For many years I was pretty quiet while having sex. Partly because there was often a child / teenager asleep in the next room. Partly because I often wasnt especially aroused. Sex was something quick and perfunctory, which sounds awful. However, no word of a lie, my ex could begin foreplay and finish up during (a long) commercial break.
All that changed when I discovered what sex could be like. Once I started to enjoy orgasms with the intensity I do now, I began to let myself go. Suddenly I found myself making all kinds of sounds and, yes a noise.
Master speaks and expects to be spoken to while we have sex. He asks questions about my feelings and about who I am. Asking for an orgasm is required and begging for it not unusual. Foreplay usually involves him using his fingers or mouth to explore my vulva, and I defy anyone not to express how that feels in pretty vocal terms. I seem to have transformed from someone who made few sounds for fear of waking my son or disturbing the neighbour’s to someone who doesn’t really care.
As for the kinds of sounds I make, well definitely moaning and groaning with the odd scream of pleasure when things get particularly intense. Maybe I should get Master to record me, just to see if they are so different from the girls performing on film.
So many things that I wanted to do have become reality. The fact that Master and I are living together, that we have the time to do the things we want together is wonderful. Last weekend we attended our third CMnf – Clothed Male, naked female – event. This time I was so relaxed about everything that I had no hesitation in getting stripped off straight away. I wore nothing all afternoon other than a lovely chain harness that we bought at BBB a few weeks ago. I love the way it frames my breasts – there will definitely need to be a photo on the blog soon.
But this week I have had cause to reflect on the concept of waiting to do things ‘some day’s versus getting on and doing them now. For two years Master and I spent time working on my house and garden.

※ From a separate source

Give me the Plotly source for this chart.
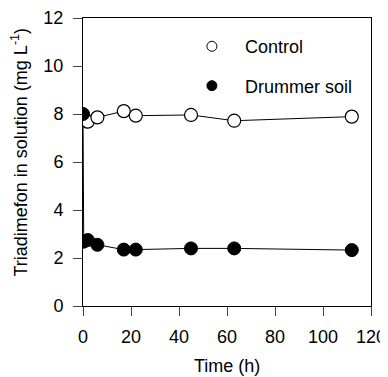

I know this because over the past couple of months numerous posts have reappeared on Facebook. Repairing the shed, painting fences, decluttering, painting walls. The same with women, for a long time I knew I had had enough but that moving house and giving up work would have to happen around the same time.
Those things have now happened and our time is our own. Now we can plan for new dreams, a new some day. Well hopefully yes. But as I lay on a doctor’s couch on Tuesday having a lump in my breast biopsied, I did consider that perhaps we should now just do what we want when we want to. My dream of having more time to myself didn’t involve breast cancer treatment, and maybe it wont come to that. I will know next week.
I now wonder about the 2 years of procrastination, of doing things right for my ex. I wonder if I should have been harder faced and concentrated more on what we needed for us. There is no turning back, butmaybe a realisation that thinking you’ll do things some day is the wrong approach. If you can, do it now.